Re: Position of MS regarding the future C++ Standard

From:
"Victor Bazarov" <v.Abazarov@comAcast.net>
Newsgroups:
microsoft.public.vc.language
Date:
Tue, 10 Oct 2006 12:38:18 -0400
Message-ID:
<eggi9q$v5l$1@news.datemas.de>
Alex Blekhman wrote:

Victor Bazarov wrote:

It doesn't take long to shut off the oxygen and watch
folks abandon
popular technology in favour of one that is "just as
good", yet well supported. [...]
To make C# "just as good" all MS needs to do is to make
C++ "just as bad".


I think you're greatly overestimating Microsoft's power. [..]


Do you mean to say that it isn't in MS' power to develop their
own OS (or half-bake it, if you will) so that everything runs
slowly, just to "even the field"? AFAICS they've been proving
you wrong so far...


With all its influence on software [development] market, MS
cannot change how economics works. And MS wouldn't want to
anyway, otherwise it won't make any money from software.
Your sample with 1917 is good. Everything was put upside
down and economy was forced to work in unnatural ways. In
the end, despite its enormous resources, Soviet Union
collapsed economically (and herein politically). MS will
face the same future if it chooses to go against the market.


If we consider the official collapse in 1991 or even if we take
the whole decade before that and count it as "post mortem" for
the Soviet Union, it still gives about three generations of
recovering from the effects of the 1917 revolution. They are
*still* recovering, in fact. That's what I am talking about.
The devastation of a single act can be too vast.

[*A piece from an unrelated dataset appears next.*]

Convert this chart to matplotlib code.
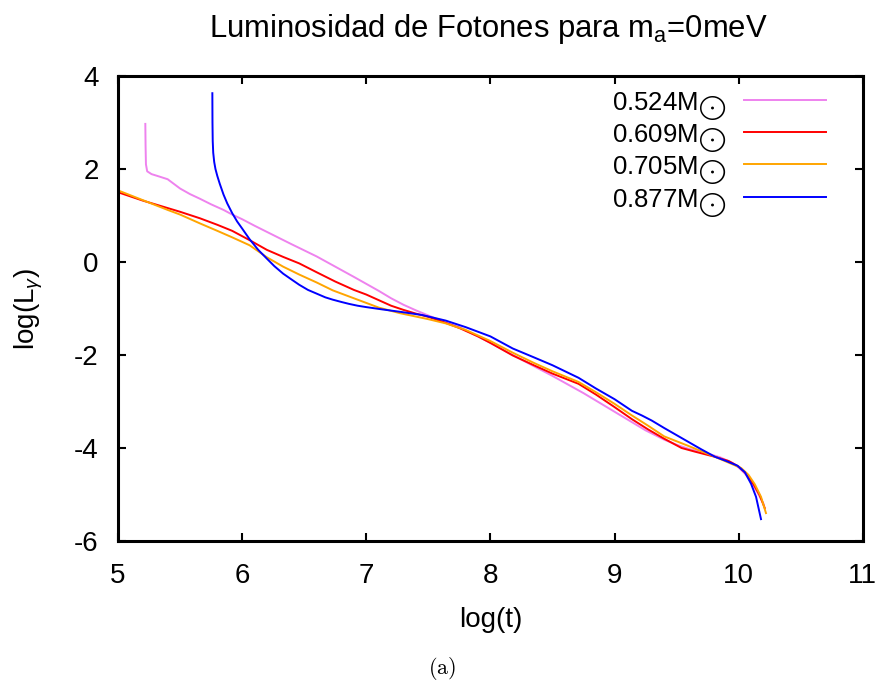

If I understand you correctly, you're trying to say that MS
devised some evil plan


No, you apparently don't understand me correctly. No evil plan
anywhere. Only economics. Only the laws of Nature, so to speak.
It's easier to do only what's necessary to sustain one's own
technology. There is no sense to do anything really to *keep*
the edge C++ has over C# when it comes to 80 cores on a chip.
Nobody would notice. Nobody would care. C++ is on the decline
anyway.

to drag developers over from
perfectly suitable C++ to its proprietary .NET technology
and C# in order to tether customers to MS products. I claim
that people abandon C++ because it doesn't suit their needs
anymore rather than MS evil plan. MS just follows what
market desires.


But that's the chicken and egg problem. How can you claim that
MS "follows" what "market desires" if it's MS who essentially
drives the market? The recipe is simple. First introduce .NET.
Then base the whole OS on it. Then do nothing to keep the rest
of the technologies [running on your own OS] afloat. What will
happen? The other technologies will die out.

C++ is not main rival for C#. MS is just pushing what is
falling anyway. .NET competes mainly with J2EE and similar
technologies. C++ decline occurs naturally. No much efforts
required neither by MS nor SUN to allow it happen.


Exactly. So, when it comes to choosing between C# and C++,
which one do you think MS will nurture, given that the resources
are always limited? Or do I use wrong assumptions, and when
it comes to C# and C++, MS is not choosing, it has enough
resources to sustain both?

Why there are no lake with *two* rivers flowing out of it?